Obama Pretends to Be Outraged that Iran Invited to Syria Talks

Obama Pretends to Be Outraged that Iran Invited to Syria Talks

The Obama administration is expected to insist that the United Nations rescind its invitation to Iran to join talks over Syria’s future, the Wall Street Journal reports. Washington wants Iran to accept that dictator Bashar al-Assad will be replaced by a transitional government, which is the U.S. interpretation of an understanding reached in Geneva in 2012. However, the White House’s gestures of outrage are more theater than reality.

Even as Secretary of State John Kerry was celebrating the interim deal reached in November on Iran’s nuclear program, the news emerged that Iran had been admitted to talks elsewhere in Geneva on the future fate of Syria. Though the recent UN invitation to join negotiations has offered Iran a higher, official status in those talks, the move came as no surprise and is the logical outcome of last year’s deal on Syria’s chemical weapons.

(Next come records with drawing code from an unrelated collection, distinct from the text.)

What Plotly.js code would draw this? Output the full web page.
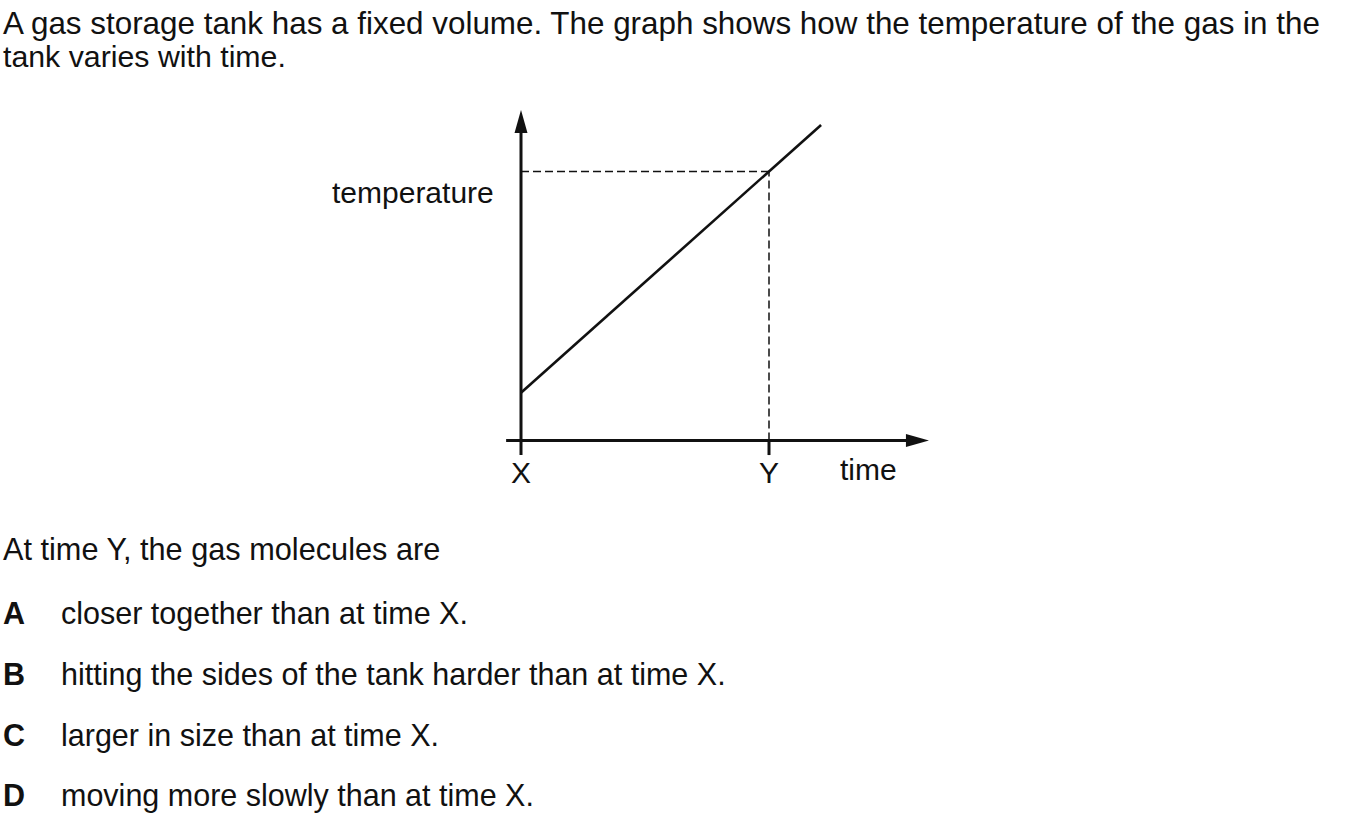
<!DOCTYPE html>
<html>
<head>
<meta charset="utf-8">
<script src="https://cdn.plot.ly/plotly-3.0.1.min.js"></script>
<style>html,body{margin:0;padding:0;background:#fff;}#chart{width:1354px;height:821px;}</style>
</head>
<body>
<div id="chart"></div>
<script>
// ---- data ----
const lineTime = [0, 1.21];          // time (X = 0, Y = 1)
const lineTemperature = [0.177, 1.171];
const tickPositions = [0, 1];
const tickLabels = ['X', 'Y'];
const timeAxisExtent = [-0.06, 1.645];
const tempAxisExtent = [-0.054, 1.226];

const questionLines = [
  'A gas storage tank has a fixed volume. The graph shows how the temperature of the gas in the',
  'tank varies with time.'
];
const stemText = 'At time Y, the gas molecules are';
const optionLetters = ['A', 'B', 'C', 'D'];
const optionTexts = [
  'closer together than at time X.',
  'hitting the sides of the tank harder than at time X.',
  'larger in size than at time X.',
  'moving more slowly than at time X.'
];

// ---- layout helpers ----
const W = 1354, H = 821;
const px = x => x / W;
const py = y => 1 - y / H;
const FONT = 'Liberation Sans, Arial, Helvetica, sans-serif';
const INK = '#111';

// temperature of the line at time Y (read through the line itself)
const slope = (lineTemperature[1] - lineTemperature[0]) / (lineTime[1] - lineTime[0]);
const tempAtY = lineTemperature[0] + slope * (tickPositions[1] - lineTime[0]);

const traces = [{
  x: lineTime, y: lineTemperature, type: 'scatter', mode: 'lines',
  line: {color: INK, width: 2.6}, hoverinfo: 'skip', showlegend: false
}];

const shapes = [
  // dashed guides
  {type: 'line', xref: 'x', yref: 'y', x0: tickPositions[0], x1: tickPositions[1], y0: tempAtY, y1: tempAtY,
   line: {color: INK, width: 1.5, dash: '8px,4px'}, layer: 'below'},
  {type: 'line', xref: 'x', yref: 'y', x0: tickPositions[1], x1: tickPositions[1], y0: 0, y1: tempAtY,
   line: {color: INK, width: 1.5, dash: '8px,4px'}, layer: 'below'},
  // axes
  {type: 'line', xref: 'x', yref: 'y', x0: timeAxisExtent[0], x1: timeAxisExtent[1] - 0.04, y0: 0, y1: 0,
   line: {color: INK, width: 3}},
  {type: 'line', xref: 'x', yref: 'y', x0: 0, x1: 0, y0: tempAxisExtent[0], y1: tempAxisExtent[1] - 0.04,
   line: {color: INK, width: 3}},
  // tick at Y
  {type: 'line', xref: 'x', yref: 'y', x0: tickPositions[1], x1: tickPositions[1], y0: 0, y1: tempAxisExtent[0],
   line: {color: INK, width: 3}},
  // arrow heads (pixel sized, anchored at axis ends)
  {type: 'path', xref: 'x', yref: 'y', xsizemode: 'pixel', ysizemode: 'pixel',
   xanchor: timeAxisExtent[1], yanchor: 0, path: 'M0,0 L-23,6.5 L-23,-6.5 Z',
   fillcolor: INK, line: {width: 0}},
  {type: 'path', xref: 'x', yref: 'y', xsizemode: 'pixel', ysizemode: 'pixel',
   xanchor: 0, yanchor: tempAxisExtent[1], path: 'M0,0 L-6.5,-23 L6.5,-23 Z',
   fillcolor: INK, line: {width: 0}}
];

const labelFont = {family: FONT, size: 30, color: INK};
const headFonts = [{family: FONT, size: 31.4, color: INK}, {family: FONT, size: 30.3, color: INK}];
const bodyFont = {family: FONT, size: 30.5, color: INK};
const annotations = [];
// question text
const qY = [23, 57];
questionLines.forEach((t, i) => annotations.push({
  xref: 'paper', yref: 'paper', x: px(1), y: py(qY[i]), xanchor: 'left', yanchor: 'middle',
  text: t, showarrow: false, font: headFonts[i]
}));
// axis labels
annotations.push({xref: 'paper', yref: 'paper', x: px(496), y: py(192), xanchor: 'right', yanchor: 'middle',
  text: 'temperature', showarrow: false, font: labelFont});
annotations.push({xref: 'paper', yref: 'paper', x: px(838), y: py(469), xanchor: 'left', yanchor: 'middle',
  text: 'time', showarrow: false, font: labelFont});
tickPositions.forEach((t, i) => annotations.push({
  xref: 'x', yref: 'paper', x: t, y: py(472), xanchor: 'center', yanchor: 'middle',
  text: tickLabels[i], showarrow: false, font: labelFont
}));
// stem and options
annotations.push({xref: 'paper', yref: 'paper', x: px(1), y: py(549), xanchor: 'left', yanchor: 'middle',
  text: stemText, showarrow: false, font: {family: FONT, size: 30.7, color: INK}});
const optY = [613, 674, 735, 795];
optionLetters.forEach((L, i) => {
  annotations.push({xref: 'paper', yref: 'paper', x: px(1), y: py(optY[i]), xanchor: 'left', yanchor: 'middle',
    text: '<b>' + L + '</b>', showarrow: false, font: bodyFont});
  annotations.push({xref: 'paper', yref: 'paper', x: px(59), y: py(optY[i]), xanchor: 'left', yanchor: 'middle',
    text: optionTexts[i], showarrow: false, font: bodyFont});
});

const layout = {
  width: W, height: H,
  margin: {l: 0, r: 0, t: 0, b: 0},
  paper_bgcolor: '#fff', plot_bgcolor: 'rgba(0,0,0,0)',
  showlegend: false,
  xaxis: {domain: [px(496), px(944)], range: [(496 - 521) / 248, (944 - 521) / 248], visible: false, fixedrange: true},
  yaxis: {domain: [py(470), py(100)], range: [(440.5 - 470) / 269.5, (440.5 - 100) / 269.5], visible: false, fixedrange: true},
  shapes: shapes,
  annotations: annotations
};

Plotly.newPlot('chart', traces, layout, {displayModeBar: false, staticPlot: true});
</script>
</body>
</html>
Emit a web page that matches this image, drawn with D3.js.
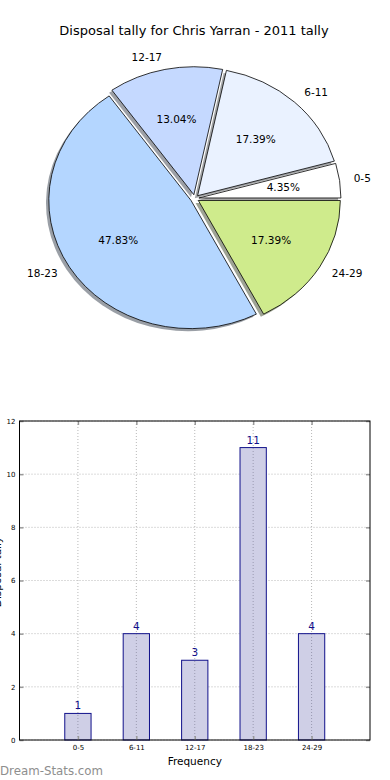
<!DOCTYPE html>
<html>
<head>
<meta charset="utf-8">
<script src="https://cdn.jsdelivr.net/npm/d3@7"></script>
<style>
  body { margin: 0; background: #fff; }
  svg { display: block; }
  text { font-family: "DejaVu Sans", sans-serif; }
</style>
</head>
<body>
<svg id="chart" width="390" height="780"></svg>
<script>
const categories = ["0-5", "6-11", "12-17", "18-23", "24-29"];
const tally = [1, 4, 3, 11, 4];
const sliceColors = ["#ffffff", "#eaf2ff", "#c5d9ff", "#b4d6ff", "#cfeb8c"];
const yTicks = [0, 2, 4, 6, 8, 10, 12];

const svg = d3.select("#chart");

// ---- pie (matplotlib style: starts at 3 o'clock, counterclockwise, elliptical) ----
const cx = 194.7, cy = 198.5, rx = 142, ry = 128, explode = 0.03;
const total = d3.sum(tally);

svg.append("text")
  .attr("x", 194)
  .attr("y", 35)
  .attr("text-anchor", "middle")
  .style("font-size", "13px")
  .text("Disposal tally for Chris Yarran - 2011 tally");

const pie = d3.pie().sort(null)
  .startAngle(Math.PI / 2)
  .endAngle(Math.PI / 2 - 2 * Math.PI);
const arcs = pie(tally);
const arcGen = d3.arc().innerRadius(0).outerRadius(1);

arcs.forEach((a, i) => {
  const mid = (a.startAngle + a.endAngle) / 2;
  a.ux = Math.sin(mid);
  a.uy = -Math.cos(mid);
  a.ox = cx + explode * rx * a.ux;
  a.oy = cy + explode * ry * a.uy;
  a.color = sliceColors[i];
});

// shadows under every wedge
svg.append("g").selectAll("path")
  .data(arcs)
  .enter()
  .append("path")
  .attr("transform", d => "translate(" + (d.ox - 2.8) + "," + (d.oy + 2.6) + ") scale(" + rx + "," + ry + ")")
  .attr("d", arcGen)
  .attr("fill", d => {
    const c = d3.rgb(d.color);
    return d3.rgb(c.r * 0.3, c.g * 0.3, c.b * 0.3);
  })
  .attr("fill-opacity", 0.5);

svg.append("g").selectAll("path")
  .data(arcs)
  .enter()
  .append("path")
  .attr("transform", d => "translate(" + d.ox + "," + d.oy + ") scale(" + rx + "," + ry + ")")
  .attr("d", arcGen)
  .attr("fill", d => d.color)
  .attr("stroke", "#000")
  .attr("stroke-width", 0.8)
  .attr("vector-effect", "non-scaling-stroke");

svg.append("g").selectAll("text")
  .data(arcs)
  .enter()
  .append("text")
  .attr("x", d => d.ox + 1.1 * rx * d.ux)
  .attr("y", d => d.oy + 1.1 * ry * d.uy)
  .attr("dy", "0.35em")
  .attr("text-anchor", d => d.ux > 0 ? "start" : "end")
  .style("font-size", "10.5px")
  .text((d, i) => categories[i]);

svg.append("g").selectAll("text")
  .data(arcs)
  .enter()
  .append("text")
  .attr("x", d => d.ox + 0.6 * rx * d.ux)
  .attr("y", d => d.oy + 0.6 * ry * d.uy)
  .attr("dy", "0.35em")
  .attr("text-anchor", "middle")
  .style("font-size", "10.5px")
  .text(d => (d.value / total * 100).toFixed(2) + "%");

// ---- bar chart ----
const x = d3.scaleLinear().domain([-1, 5]).range([19.5, 370]);
const y = d3.scaleLinear().domain([0, 12]).range([740, 421]);
const barW = x(0.45) - x(0);

const bars = svg.append("g");

// grid
bars.append("g").selectAll("line")
  .data(yTicks)
  .enter()
  .append("line")
  .attr("x1", x(-1)).attr("x2", x(5))
  .attr("y1", d => y(d)).attr("y2", d => y(d))
  .attr("stroke", "#b8b8b8")
  .attr("stroke-dasharray", "1,2");

bars.append("g").selectAll("line")
  .data(categories)
  .enter()
  .append("line")
  .attr("x1", (d, i) => x(i)).attr("x2", (d, i) => x(i))
  .attr("y1", y(0)).attr("y2", y(12))
  .attr("stroke", "#b8b8b8")
  .attr("stroke-dasharray", "1,2");

bars.append("g").selectAll("rect")
  .data(tally)
  .enter()
  .append("rect")
  .attr("x", (d, i) => x(i) - barW / 2)
  .attr("width", barW)
  .attr("y", d => y(d))
  .attr("height", d => y(0) - y(d))
  .attr("fill", "#cfcfe6")
  .attr("stroke", "#10108a")
  .attr("stroke-width", 1);

// grid shows through bars
bars.append("g").selectAll("line")
  .data(categories)
  .enter()
  .append("line")
  .attr("x1", (d, i) => x(i)).attr("x2", (d, i) => x(i))
  .attr("y1", y(0)).attr("y2", (d, i) => y(tally[i]))
  .attr("stroke", "#9a9ab0")
  .attr("stroke-dasharray", "1,2");

bars.append("g").selectAll("text")
  .data(tally)
  .enter()
  .append("text")
  .attr("x", (d, i) => x(i))
  .attr("y", d => y(d) - 4)
  .attr("text-anchor", "middle")
  .attr("fill", "#10108a")
  .style("font-size", "10.5px")
  .text(d => d);

const yAxis = bars.append("g")
  .attr("transform", "translate(" + x(-1) + ",0)")
  .call(d3.axisLeft(y).tickValues(yTicks).tickSize(-4).tickPadding(4));
const yAxisR = bars.append("g")
  .attr("transform", "translate(" + x(5) + ",0)")
  .call(d3.axisRight(y).tickValues(yTicks).tickSize(-4).tickFormat(""));
const xAxis = bars.append("g")
  .attr("transform", "translate(0," + y(0) + ")")
  .call(d3.axisBottom(x).tickValues(d3.range(categories.length)).tickSize(-4).tickPadding(5)
    .tickFormat(i => categories[i]));
const xAxisT = bars.append("g")
  .attr("transform", "translate(0," + y(12) + ")")
  .call(d3.axisTop(x).tickValues(d3.range(categories.length)).tickSize(-4).tickFormat(""));

[yAxis, yAxisR, xAxis, xAxisT].forEach(g => {
  g.select(".domain").remove();
  g.selectAll(".tick line").attr("stroke", "#999").attr("stroke-width", 1.5);
  g.selectAll(".tick text")
    .attr("fill", "#000")
    .style("font-family", "'DejaVu Sans', sans-serif")
    .style("font-size", "7px");
});

bars.append("rect")
  .attr("x", x(-1))
  .attr("y", y(12))
  .attr("width", x(5) - x(-1))
  .attr("height", y(0) - y(12))
  .attr("fill", "none")
  .attr("stroke", "#000")
  .attr("stroke-width", 1);

svg.append("text")
  .attr("x", (x(-1) + x(5)) / 2)
  .attr("y", 765)
  .attr("text-anchor", "middle")
  .style("font-size", "10.5px")
  .text("Frequency");

// y label sits mostly off the left edge, as in the original
svg.append("text")
  .attr("transform", "translate(0.5,572) rotate(-90)")
  .attr("text-anchor", "middle")
  .style("font-size", "10.5px")
  .text("Disposal tally");

svg.append("text")
  .attr("x", 0)
  .attr("y", 775)
  .attr("fill", "#8e8e8e")
  .style("font-size", "11.8px")
  .text("Dream-Stats.com");
</script>
</body>
</html>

The Obama administration has quietly acceded to the stability of the Iranian regime and its satellites in the region, while creating new opportunities for other outside powers, such as Russia, to assert its priorities in the region. The latest round of foot-stamping by the White House on Syria recalls, once again, satirist Douglas Adams’ image of “a man saying ‘And another thing’ twenty minutes after admitting he’d lost the argument.”